Multiprocessing
It's impossible to use apscheduler
pool executors with hooks because HookContext
is not pickle-serializable. So, they are forbidden now in advanced.scheduler
config. However, thread/process pools can come in handy in many situations, and it would be nice to have them in DipDup context. For now, I can suggest implementing custom commands as a workaround to perform any resource-hungry tasks within them.

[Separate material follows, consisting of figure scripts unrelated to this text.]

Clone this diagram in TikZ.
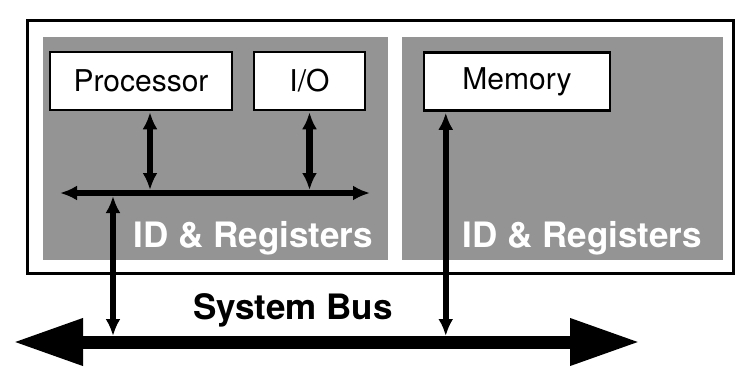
\documentclass[tikz,border=0pt]{standalone}
\usepackage{fontspec}
\setmainfont{TeX Gyre Heros}
\usetikzlibrary{arrows.meta,positioning}
\definecolor{panelgray}{RGB}{148,148,148}

\begin{document}
\begin{tikzpicture}[x=1pt,y=-1pt]
		\tikzstyle{unit}=[draw=black, line width=2.5pt, fill=white, minimum height=58pt, inner sep=0pt, font=\fontsize{30}{36}\selectfont]
		\tikzstyle{link}=[{Latex[length=17pt,width=15pt]}-{Latex[length=17pt,width=15pt]}, line width=6.5pt]
		\tikzstyle{regtext}=[text=white, font=\fontsize{35}{42}\selectfont\bfseries, anchor=base east, inner sep=0pt]
		\tikzstyle{bus}=[{Triangle[length=70pt,width=44pt]}-{Triangle[length=70pt,width=44pt]}, line width=13pt]
		\useasboundingbox (0,0) rectangle (741,368);
		
		\draw[line width=3pt] (27,20) rectangle (733,273);
		\fill[panelgray] (43,37) rectangle (388,260);
		\fill[panelgray] (402,37) rectangle (723,260);
		
		\node[unit, minimum width=182pt] (proc) at (141,81) {Processor};
		\node[unit, minimum width=111pt] (io) at (309.5,81) {I/O};
		\node[unit, minimum width=186pt] (mem) at (517,81.5) {Memory};
		
		\node[regtext] (regL) at (373,247) {ID \& Registers};
		\node[regtext] (regR) at (702,247) {ID \& Registers};
		\node[font=\fontsize{35}{42}\selectfont\bfseries, anchor=base, inner sep=0pt] (sysbus) at (293,319) {System Bus};
		
		\coordinate (ibusL) at (60,193);
		\coordinate (ibusR) at (370,193);
		\coordinate (tap) at (113,193);
		\coordinate (sbusL) at (13,342);
		\coordinate (sbusR) at (640,342);
		
		\draw[link] (ibusL) -- (ibusR);
		\draw[link, shorten <=1pt, shorten >=3pt] ([xshift=9pt]proc.south) -- ([xshift=9pt]proc.south |- ibusL);
		\draw[link, shorten <=1pt, shorten >=3pt] (io.south) -- (io.south |- ibusL);
		\draw[link, shorten <=3pt, shorten >=6pt] (tap) -- (tap |- sbusL);
		\draw[link, shorten <=1pt, shorten >=6pt] ([xshift=23pt]mem.south west) -- ([xshift=23pt]mem.south west |- sbusL);
		
		\draw[bus] (sbusL) -- (sbusR);
	\end{tikzpicture}
\end{document}
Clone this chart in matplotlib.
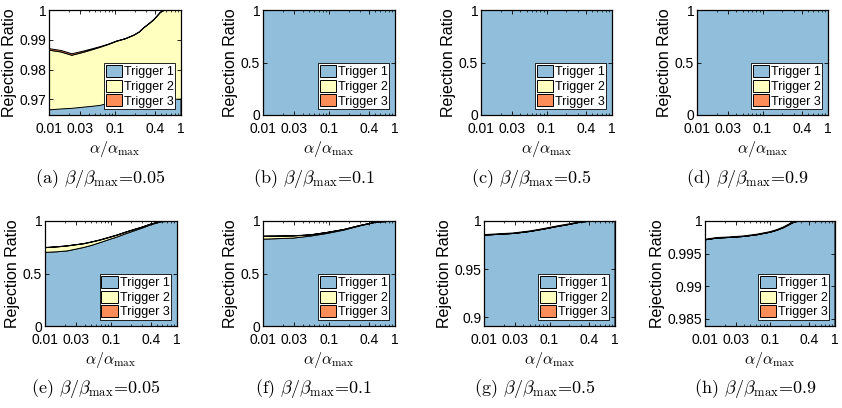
import matplotlib
matplotlib.use("Agg")
import matplotlib.pyplot as plt

plt.rcParams['font.family'] = ['Liberation Sans', 'DejaVu Sans']
plt.rcParams['mathtext.fontset'] = 'cm'

colors = ['#91bfdb', '#ffffbf', '#fc8d59']
labels = ['Trigger 1', 'Trigger 2', 'Trigger 3']
xtick_vals = [0.01, 0.03, 0.1, 0.4, 1]
xtick_text = ['0.01', '0.03', '0.1', '0.4', '1']

# (a) beta/beta_max = 0.05, first row
alpha_a = [0.01, 0.015, 0.0218, 0.0328, 0.045, 0.059, 0.08, 0.105, 0.14, 0.189,
           0.23, 0.268, 0.32, 0.38, 0.43, 0.48, 0.54, 0.7, 1.0]
t1_a = [0.9667, 0.9670, 0.9672, 0.9676, 0.9679, 0.9682, 0.9690, 0.9692, 0.9695, 0.9697,
        0.9698, 0.9699, 0.9700, 0.9701, 0.9701, 0.9702, 0.9702, 0.9702, 0.9703]
t2_a = [0.0200, 0.0191, 0.0178, 0.0184, 0.0190, 0.0195, 0.0197, 0.0205, 0.0210, 0.0220,
        0.0230, 0.0243, 0.0255, 0.0268, 0.0281, 0.0292, 0.0298, 0.0298, 0.0297]
t3_a = [0.0005, 0.0005, 0.0005, 0.0004, 0.0003, 0.0002, 0.0001, 0.0001, 0, 0,
        0, 0, 0, 0, 0, 0, 0, 0, 0]

# (b), (c), (d): everything rejected by trigger 1
alpha_flat = [0.01, 1.0]
t1_flat = [1.0, 1.0]
t2_flat = [0.0, 0.0]
t3_flat = [0.0, 0.0]

# (e) beta/beta_max = 0.05, second row
alpha_e = [0.01, 0.015, 0.0214, 0.028, 0.038, 0.05, 0.068, 0.09, 0.123, 0.16,
           0.22, 0.3, 0.39, 0.56, 0.7, 1.0]
t1_e = [0.706, 0.712, 0.720, 0.735, 0.753, 0.773, 0.800, 0.826, 0.854, 0.881,
        0.911, 0.940, 0.968, 0.997, 1.0, 1.0]
t2_e = [0.045, 0.046, 0.047, 0.042, 0.035, 0.031, 0.024, 0.020, 0.017, 0.015,
        0.012, 0.009, 0.006, 0.003, 0, 0]
t3_e = [0.002, 0.002, 0.002, 0.002, 0.002, 0.002, 0.002, 0.002, 0.002, 0.001,
        0.001, 0.001, 0.001, 0, 0, 0]

# (f) beta/beta_max = 0.1
alpha_f = [0.01, 0.015, 0.028, 0.051, 0.091, 0.164, 0.29, 0.52, 0.75, 1.0]
t1_f = [0.832, 0.836, 0.842, 0.861, 0.886, 0.918, 0.959, 0.994, 1.0, 1.0]
t2_f = [0.027, 0.024, 0.020, 0.011, 0.009, 0.005, 0.003, 0.002, 0, 0]
t3_f = [0.002, 0.002, 0.002, 0.001, 0.001, 0.001, 0, 0, 0, 0]

# (g) beta/beta_max = 0.5
alpha_g = [0.01, 0.0156, 0.028, 0.05, 0.08, 0.128, 0.205, 0.29, 0.37, 1.0]
t1_g = [0.9859, 0.9866, 0.9876, 0.9897, 0.9921, 0.9948, 0.9972, 0.9993, 1.0, 1.0]
t2_g = [0] * 10
t3_g = [0] * 10

# (h) beta/beta_max = 0.9
alpha_h = [0.01, 0.015, 0.024, 0.039, 0.062, 0.079, 0.1, 0.127, 0.16, 0.2,
           0.23, 0.26, 1.0]
t1_h = [0.9972, 0.99746, 0.99756, 0.99771, 0.99797, 0.99817, 0.99837, 0.99868,
        0.99908, 0.99959, 0.9999, 1.0, 1.0]
t2_h = [0] * 13
t3_h = [0] * 13

captions = ['(a)', '(b)', '(c)', '(d)', '(e)', '(f)', '(g)', '(h)']
betas = ['0.05', '0.1', '0.5', '0.9', '0.05', '0.1', '0.5', '0.9']

panels = [
    (alpha_a, t1_a, t2_a, t3_a, (0.9648, 1), [0.97, 0.98, 0.99, 1], ['0.97', '0.98', '0.99', '1']),
    (alpha_flat, t1_flat, t2_flat, t3_flat, (0, 1), [0, 0.5, 1], ['0', '0.5', '1']),
    (alpha_flat, t1_flat, t2_flat, t3_flat, (0, 1), [0, 0.5, 1], ['0', '0.5', '1']),
    (alpha_flat, t1_flat, t2_flat, t3_flat, (0, 1), [0, 0.5, 1], ['0', '0.5', '1']),
    (alpha_e, t1_e, t2_e, t3_e, (0, 1), [0, 0.5, 1], ['0', '0.5', '1']),
    (alpha_f, t1_f, t2_f, t3_f, (0, 1), [0, 0.5, 1], ['0', '0.5', '1']),
    (alpha_g, t1_g, t2_g, t3_g, (0.891, 1), [0.9, 0.95, 1], ['0.9', '0.95', '1']),
    (alpha_h, t1_h, t2_h, t3_h, (0.9839, 1), [0.985, 0.99, 0.995, 1], ['0.985', '0.99', '0.995', '1']),
]

# axes boxes in pixels: left, top, width (height is 105 for all)
boxes = [(49, 10, 132), (263, 10, 132), (481, 10, 131), (697, 10, 131),
         (45, 221, 132), (263, 221, 132), (484, 221, 131), (705, 221, 130)]
W, H = 842, 408

fig = plt.figure(figsize=(W / 100, H / 100), dpi=100)

for i, (x, s1, s2, s3, ylim, yt, ytl) in enumerate(panels):
    left, top, width = boxes[i]
    ax = fig.add_axes([left / W, (H - top - 105) / H, width / W, 105 / H])
    polys = ax.stackplot(x, s1, s2, s3, colors=colors, edgecolor='black', linewidth=0.7)
    ax.set_xscale('log')
    ax.set_xlim(0.01, 1)
    ax.set_ylim(*ylim)
    ax.set_xticks(xtick_vals)
    ax.set_xticklabels(xtick_text)
    ax.set_yticks(yt)
    ax.set_yticklabels(ytl)
    ax.tick_params(which='both', direction='in', top=True, right=True, labelsize=10)
    ax.tick_params(axis='x', pad=5)
    ax.tick_params(axis='y', pad=2)
    ax.tick_params(which='major', length=3, width=0.6)
    ax.tick_params(which='minor', length=1.5, width=0.5)
    for sp in ax.spines.values():
        sp.set_linewidth(0.9)
    ax.set_xlabel(r'$\alpha/\alpha_{\max}$', fontsize=11.5, labelpad=2)
    ax.set_ylabel('Rejection Ratio', fontsize=11.5, labelpad=2)
    leg = ax.legend(polys, labels, loc='lower right', fontsize=9, handlelength=1.3,
                    handleheight=1.1, labelspacing=0.12, handletextpad=0.15,
                    borderpad=0.15, borderaxespad=0.45, fancybox=False, framealpha=1)
    leg.get_frame().set_edgecolor('black')
    leg.get_frame().set_linewidth(0.6)
    cy = 178 if i < 4 else 388
    cx = left + width / 2 - 15
    fig.text(cx / W, 1 - cy / H, captions[i] + r' $\beta/\beta_{\max}$=' + betas[i],
             fontfamily='cmr10', fontsize=13, ha='center', va='center')

fig.savefig('out.png', dpi=100)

Put the following code in <project>/cli.py
:
from contextlib import AsyncExitStack
import asyncclick as click
from dipdup.cli import cli, cli_wrapper
from dipdup.config import DipDupConfig
from dipdup.context import DipDupContext
from dipdup.utils.database import tortoise_wrapper
@cli.command(help='Run heavy calculations')
@click.pass_context
@cli_wrapper
async def do_something_heavy(ctx):
config: DipDupConfig = ctx.obj.config
url = config.database.connection_string
models = f'{config.package}.models'
async with AsyncExitStack() as stack:
await stack.enter_async_context(tortoise_wrapper(url, models))
...
if __name__ == '__main__':
cli(prog_name='dipdup', standalone_mode=False) # type: ignore
Then use python -m <project>.cli
instead of dipdup
as an entrypoint. Now you can call do-something-heavy
like any other dipdup
command. dipdup.cli:cli
group handles arguments and config parsing, graceful shutdown, and other boilerplate. The rest is on you; use dipdup.dipdup:DipDup.run
as a reference. And keep in mind that Tortoise ORM is not thread-safe. I aim to implement ctx.pool_apply
and ctx.pool_map
methods to execute code in pools with magic within existing DipDup hooks, but no ETA yet.